Cities Clean Air Partnership – a potential game-changer in fighting air pollution in Asian cities

Recognition of pilot cities for the Cities Clean Air Partnership at BAQ 2014. City representatives (Taoyuan, Taichung, Baguio, Pasig, Colombo, Kathmandu, Haiphong) with representatives from US EPA, EPAT, Clean Air Asia, Climate and Clean Air Coalition, ICLEI, CITYNET, UCLG ASPAC, Norwegian Air Research Institute (NILU) and Stockholm Environment Institute

11 December 2014, Colombo — Clean Air Asia and Asian cities are taking the lead to develop a program that ensures better air quality for its citizens and create more livable cities.

The Cities Clean Air Partnership (CCAP) is a Clean Air Asia program that aims to curb air pollution and its impacts in Asian cities through an innovative city certification framework and city-to-city partnering in air quality management efforts. The city certification aims to create incentives for cities to progress towards better air quality and the city partnerships which foster collaboration and learning will help support the cities towards certification. The US EPA, EPA Taiwan, California Environmental Protection Agency, California Air Resources Board, Bay Area Air Quality Management District are the initial partners in creating this new framework of cooperation, which is an open initiative involving more participating cities and donors in the future.

The World Health Organization (WHO) identified air pollution as this generation’s “largest single environmental risk.” Residents in at least seven out of ten cities in Asia breathe poor air quality and at bear a greater risk of illness and premature mortality from air pollution.

Clean Air Asia Executive Director Bjarne Pedersen presented the CCAP to Asian city officials and air quality advocates at the recently concluded Integrated Conference of Better Air Quality (BAQ) and the 8th Intergovernmental Regional Environmentally Sustainable Transport (EST) Forum from 19 to 21 September 2014 in Colombo, Sri Lanka.

“CCAP’s innovative city certification initiative has the potential to be a real game changer in improving air quality in cities across Asia. We see this program gaining more traction and welcoming more cities and partners from national governments, environment institutes, and other stakeholders in the coming months,” Pedersen said during his presentation at the conference.

At the initial consultations held at the BAQ conference, city association representatives, air quality and climate experts from ICLEI, CITYNET, UCLG Asia-Pacific, Climate and Clean Air Coalition, Stockholm Environment Institute, and Norwegian Institute for Air Research welcomed the initiative and agreed that a transparent, participatory, and evidence-based city certification framework, and meaningful and effective partnerships among cities are key to making CCAP a success.

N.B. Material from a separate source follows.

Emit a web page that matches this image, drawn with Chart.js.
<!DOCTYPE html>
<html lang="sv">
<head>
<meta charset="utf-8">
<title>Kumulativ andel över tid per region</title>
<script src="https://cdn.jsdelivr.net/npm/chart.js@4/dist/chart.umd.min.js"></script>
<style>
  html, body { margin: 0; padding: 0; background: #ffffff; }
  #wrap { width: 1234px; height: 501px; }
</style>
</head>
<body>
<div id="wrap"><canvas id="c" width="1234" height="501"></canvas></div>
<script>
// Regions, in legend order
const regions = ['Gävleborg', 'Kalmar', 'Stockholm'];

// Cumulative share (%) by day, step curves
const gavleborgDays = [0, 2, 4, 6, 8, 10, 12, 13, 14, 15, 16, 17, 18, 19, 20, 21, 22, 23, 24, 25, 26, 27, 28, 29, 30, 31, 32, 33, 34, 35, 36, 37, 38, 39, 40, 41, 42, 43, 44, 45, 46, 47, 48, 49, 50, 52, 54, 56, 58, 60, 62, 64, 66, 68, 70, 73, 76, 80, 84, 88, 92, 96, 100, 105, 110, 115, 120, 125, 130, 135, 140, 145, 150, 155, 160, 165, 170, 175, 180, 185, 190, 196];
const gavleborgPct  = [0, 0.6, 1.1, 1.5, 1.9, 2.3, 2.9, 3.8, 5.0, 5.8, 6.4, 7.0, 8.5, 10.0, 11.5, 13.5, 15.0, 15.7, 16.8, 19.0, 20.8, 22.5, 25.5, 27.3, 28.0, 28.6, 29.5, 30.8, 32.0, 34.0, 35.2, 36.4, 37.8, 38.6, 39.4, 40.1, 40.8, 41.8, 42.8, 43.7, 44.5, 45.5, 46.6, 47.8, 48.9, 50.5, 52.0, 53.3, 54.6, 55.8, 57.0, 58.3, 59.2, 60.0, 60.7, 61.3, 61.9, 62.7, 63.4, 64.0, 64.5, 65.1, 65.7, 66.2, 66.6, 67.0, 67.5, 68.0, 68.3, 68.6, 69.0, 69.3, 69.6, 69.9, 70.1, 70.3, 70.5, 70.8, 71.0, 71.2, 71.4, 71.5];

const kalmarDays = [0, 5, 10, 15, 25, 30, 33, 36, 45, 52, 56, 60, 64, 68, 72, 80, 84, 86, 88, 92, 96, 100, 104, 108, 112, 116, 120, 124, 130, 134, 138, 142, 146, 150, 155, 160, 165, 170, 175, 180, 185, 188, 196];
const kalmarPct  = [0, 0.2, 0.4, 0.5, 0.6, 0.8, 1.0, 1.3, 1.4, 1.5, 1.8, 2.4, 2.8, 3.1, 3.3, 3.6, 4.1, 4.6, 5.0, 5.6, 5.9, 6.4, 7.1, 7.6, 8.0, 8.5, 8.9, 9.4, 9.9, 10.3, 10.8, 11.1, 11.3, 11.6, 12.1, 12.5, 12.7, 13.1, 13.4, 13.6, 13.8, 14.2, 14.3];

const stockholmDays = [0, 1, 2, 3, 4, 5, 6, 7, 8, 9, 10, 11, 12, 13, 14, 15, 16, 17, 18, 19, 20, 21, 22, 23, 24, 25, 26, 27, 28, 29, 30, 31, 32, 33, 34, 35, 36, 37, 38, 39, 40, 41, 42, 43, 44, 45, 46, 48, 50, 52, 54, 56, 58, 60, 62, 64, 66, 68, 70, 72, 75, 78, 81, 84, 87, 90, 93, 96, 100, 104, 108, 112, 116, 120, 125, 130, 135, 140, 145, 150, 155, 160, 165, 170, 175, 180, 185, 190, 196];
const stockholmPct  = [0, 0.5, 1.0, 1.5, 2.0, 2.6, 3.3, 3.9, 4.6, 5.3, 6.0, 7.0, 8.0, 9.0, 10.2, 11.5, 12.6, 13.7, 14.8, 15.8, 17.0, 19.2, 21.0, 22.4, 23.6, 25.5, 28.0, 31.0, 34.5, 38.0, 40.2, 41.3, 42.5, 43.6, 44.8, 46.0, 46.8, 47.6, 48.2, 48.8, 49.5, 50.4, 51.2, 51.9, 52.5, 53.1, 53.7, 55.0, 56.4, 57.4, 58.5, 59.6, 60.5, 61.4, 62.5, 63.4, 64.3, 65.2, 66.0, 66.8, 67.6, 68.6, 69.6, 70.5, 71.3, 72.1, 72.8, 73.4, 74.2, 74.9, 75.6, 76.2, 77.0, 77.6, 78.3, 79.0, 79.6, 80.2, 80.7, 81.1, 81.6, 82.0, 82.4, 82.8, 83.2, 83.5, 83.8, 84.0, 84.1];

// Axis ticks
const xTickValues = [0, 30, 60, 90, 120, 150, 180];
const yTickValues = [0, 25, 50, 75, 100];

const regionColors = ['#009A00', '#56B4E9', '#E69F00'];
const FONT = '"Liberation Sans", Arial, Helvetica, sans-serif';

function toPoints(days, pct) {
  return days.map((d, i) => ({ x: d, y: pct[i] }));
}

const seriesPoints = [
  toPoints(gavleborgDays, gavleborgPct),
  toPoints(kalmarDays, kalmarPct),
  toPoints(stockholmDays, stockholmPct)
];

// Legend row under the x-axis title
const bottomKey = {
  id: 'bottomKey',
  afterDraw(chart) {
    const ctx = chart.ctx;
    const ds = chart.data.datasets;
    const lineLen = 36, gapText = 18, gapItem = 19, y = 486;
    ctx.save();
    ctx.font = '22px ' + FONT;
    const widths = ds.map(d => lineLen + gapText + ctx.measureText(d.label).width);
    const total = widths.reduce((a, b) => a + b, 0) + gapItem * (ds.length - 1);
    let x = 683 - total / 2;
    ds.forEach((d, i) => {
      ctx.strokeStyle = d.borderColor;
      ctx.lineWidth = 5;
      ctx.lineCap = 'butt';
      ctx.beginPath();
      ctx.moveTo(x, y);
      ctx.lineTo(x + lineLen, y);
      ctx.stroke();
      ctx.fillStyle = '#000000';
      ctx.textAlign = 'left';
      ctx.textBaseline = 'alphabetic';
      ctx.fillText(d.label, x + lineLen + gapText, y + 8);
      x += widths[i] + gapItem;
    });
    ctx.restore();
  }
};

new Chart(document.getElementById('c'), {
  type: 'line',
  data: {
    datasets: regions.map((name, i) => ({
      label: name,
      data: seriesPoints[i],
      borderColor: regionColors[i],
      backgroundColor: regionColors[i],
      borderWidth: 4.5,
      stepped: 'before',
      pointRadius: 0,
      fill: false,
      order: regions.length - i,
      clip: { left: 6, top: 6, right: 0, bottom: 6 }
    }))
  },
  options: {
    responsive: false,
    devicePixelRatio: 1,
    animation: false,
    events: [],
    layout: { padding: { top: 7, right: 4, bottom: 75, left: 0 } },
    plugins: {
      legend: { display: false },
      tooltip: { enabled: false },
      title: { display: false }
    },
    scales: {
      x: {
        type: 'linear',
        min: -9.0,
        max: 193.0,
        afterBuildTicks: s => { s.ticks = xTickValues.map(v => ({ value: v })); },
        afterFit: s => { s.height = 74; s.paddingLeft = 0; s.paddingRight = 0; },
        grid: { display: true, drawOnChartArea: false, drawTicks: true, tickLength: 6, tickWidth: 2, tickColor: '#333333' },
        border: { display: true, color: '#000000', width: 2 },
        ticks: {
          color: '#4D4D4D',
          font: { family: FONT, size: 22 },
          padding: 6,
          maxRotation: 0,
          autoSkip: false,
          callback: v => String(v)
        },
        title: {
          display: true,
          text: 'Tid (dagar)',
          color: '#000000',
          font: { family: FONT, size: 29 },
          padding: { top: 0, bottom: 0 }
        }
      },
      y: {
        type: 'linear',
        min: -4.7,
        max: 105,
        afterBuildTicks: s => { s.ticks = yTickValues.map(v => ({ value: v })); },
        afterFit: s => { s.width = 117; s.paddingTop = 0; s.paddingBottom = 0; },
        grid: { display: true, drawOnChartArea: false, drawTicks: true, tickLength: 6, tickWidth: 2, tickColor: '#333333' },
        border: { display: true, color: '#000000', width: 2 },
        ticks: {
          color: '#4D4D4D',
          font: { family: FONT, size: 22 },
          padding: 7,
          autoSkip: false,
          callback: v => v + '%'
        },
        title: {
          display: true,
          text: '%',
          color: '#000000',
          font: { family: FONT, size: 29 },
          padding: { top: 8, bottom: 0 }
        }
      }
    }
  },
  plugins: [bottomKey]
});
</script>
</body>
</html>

Under the partnership, cities will receive incentives for voluntary actions and good practices in terms of curbing air pollution and greenhouse gas emissions. This will help establish accountability and credibility for a city’s environmental claims using a set of science-based tools and standards.

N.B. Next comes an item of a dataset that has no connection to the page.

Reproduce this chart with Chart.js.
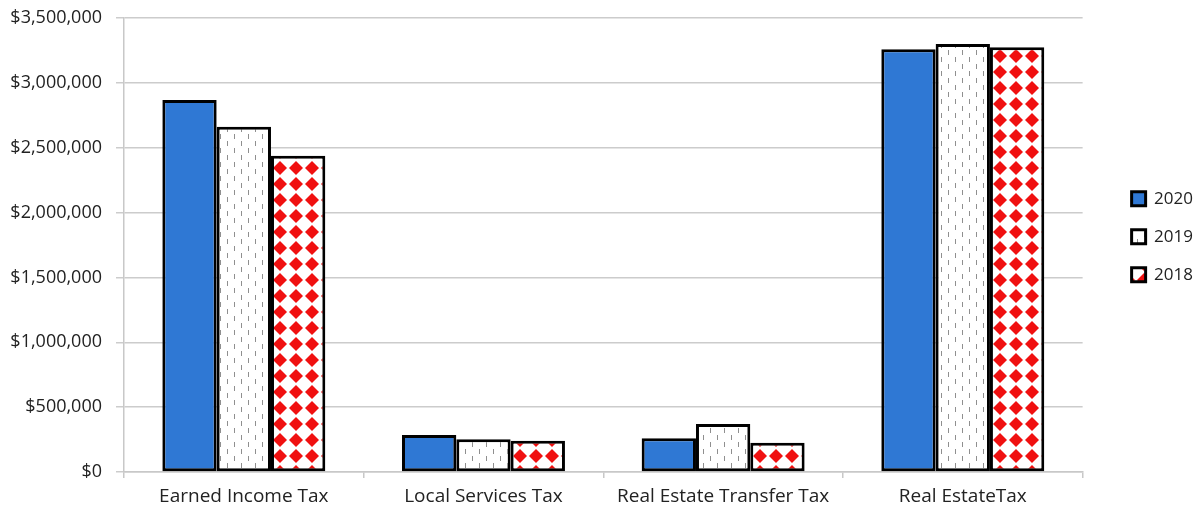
<!DOCTYPE html>
<html lang="en">
<head>
<meta charset="UTF-8">
<title>Tax Revenue</title>
<script src="https://cdn.jsdelivr.net/npm/chart.js"></script>
<style>
  body { margin: 0; background: #fff; }
</style>
</head>
<body>
<canvas id="taxChart" width="1204" height="511"></canvas>
<script>
// data
var categories = ['Earned Income Tax', 'Local Services Tax', 'Real Estate Transfer Tax', 'Real EstateTax'];
var years = ['2020', '2019', '2018'];
var values2020 = [2868000, 285000, 260000, 3259000];
var values2019 = [2662000, 252000, 370000, 3300000];
var values2018 = [2439000, 241000, 226000, 3274000];

// small tile patterns for the two hatched series
function makePattern(size, draw) {
    var c = document.createElement('canvas');
    c.width = size; c.height = size;
    var g = c.getContext('2d');
    g.fillStyle = '#fff';
    g.fillRect(0, 0, size, size);
    draw(g);
    return document.getElementById('taxChart').getContext('2d').createPattern(c, 'repeat');
}

var dashPattern = makePattern(14, function (g) {
    g.fillStyle = '#8f8f8f';
    g.fillRect(3, 1, 1, 5);
    g.fillRect(10, 8, 1, 5);
});

var diamondPattern = makePattern(16, function (g) {
    g.fillStyle = '#f01010';
    g.beginPath();
    g.moveTo(8, 1); g.lineTo(15, 8); g.lineTo(8, 15); g.lineTo(1, 8);
    g.closePath();
    g.fill();
});

var font = "'Open Sans', sans-serif";

var ctx = document.getElementById('taxChart').getContext('2d');
var taxChart = new Chart(ctx, {
    type: 'bar',
    data: {
        labels: categories,
        datasets: [{
            label: years[0],
            data: values2020,
            backgroundColor: '#2f78d4',
            borderColor: '#000',
            borderWidth: 3,
            borderSkipped: false
        }, {
            label: years[1],
            data: values2019,
            backgroundColor: dashPattern,
            borderColor: '#000',
            borderWidth: 3,
            borderSkipped: false
        }, {
            label: years[2],
            data: values2018,
            backgroundColor: diamondPattern,
            borderColor: '#000',
            borderWidth: 3,
            borderSkipped: false
        }]
    },
    options: {
        responsive: false,
        animation: false,
        barPercentage: 1,
        categoryPercentage: 0.68,
        layout: { padding: { top: 18, right: 1, left: 10, bottom: 3 } },
        plugins: {
            tooltip: { enabled: false },
            legend: {
                position: 'right',
                align: 'start',
                title: {
                    display: true,
                    text: ' ',
                    font: { size: 1 },
                    padding: { top: 150, bottom: 0 }
                },
                labels: {
                    boxWidth: 14,
                    boxHeight: 14,
                    padding: 21,
                    color: '#222',
                    font: { family: font, size: 17 }
                }
            }
        },
        scales: {
            x: {
                grid: {
                    drawOnChartArea: false,
                    drawTicks: true,
                    tickLength: 6,
                    color: '#c8c8c8',
                    lineWidth: 1.5
                },
                border: { color: '#c8c8c8', width: 1.5 },
                ticks: {
                    color: '#222',
                    padding: 7,
                    font: { family: font, size: 19 }
                },
                afterFit: function (s) { s.height = 36; }
            },
            y: {
                min: 0,
                max: 3500000,
                ticks: {
                    stepSize: 500000,
                    color: '#222',
                    padding: 14,
                    font: { family: font, size: 18 },
                    callback: function (v) { return '$' + v.toLocaleString('en-US'); }
                },
                grid: {
                    color: '#cccccc',
                    lineWidth: 1.5,
                    tickLength: 8
                },
                border: { color: '#c8c8c8', width: 1.5 },
                afterFit: function (s) {
                    s.width = 114;
                    s.paddingTop = 0;
                    s.paddingBottom = 0;
                }
            },
            // empty axis that only keeps a gap between the plot and the legend
            gap: {
                position: 'right',
                min: 0,
                max: 1,
                grid: { display: false },
                border: { display: false },
                ticks: { display: false },
                afterFit: function (s) { s.width = 28; }
            }
        }
    }
});
</script>
</body>
</html>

Cities joining the initiative will benefit from technical assistance under the Cities Partner Program as well as access to international experts, virtual knowledge platforms, and Regional Working Groups on Clean Air. All of these activities are designed to facilitate learning and action in air pollution and greenhouse gas management.

The BAQ Conference is the flagship event of Clean Air Asia, covering the key sectors of transport, energy and industry, with a particular emphasis on government policies and measures. Policy makers, practitioners and industry leaders meet at BAQ to network, innovate, learn and share experiences. The biennial event was firstly held in 2002 and attracts close to a thousand participants from Asia and the rest of the world.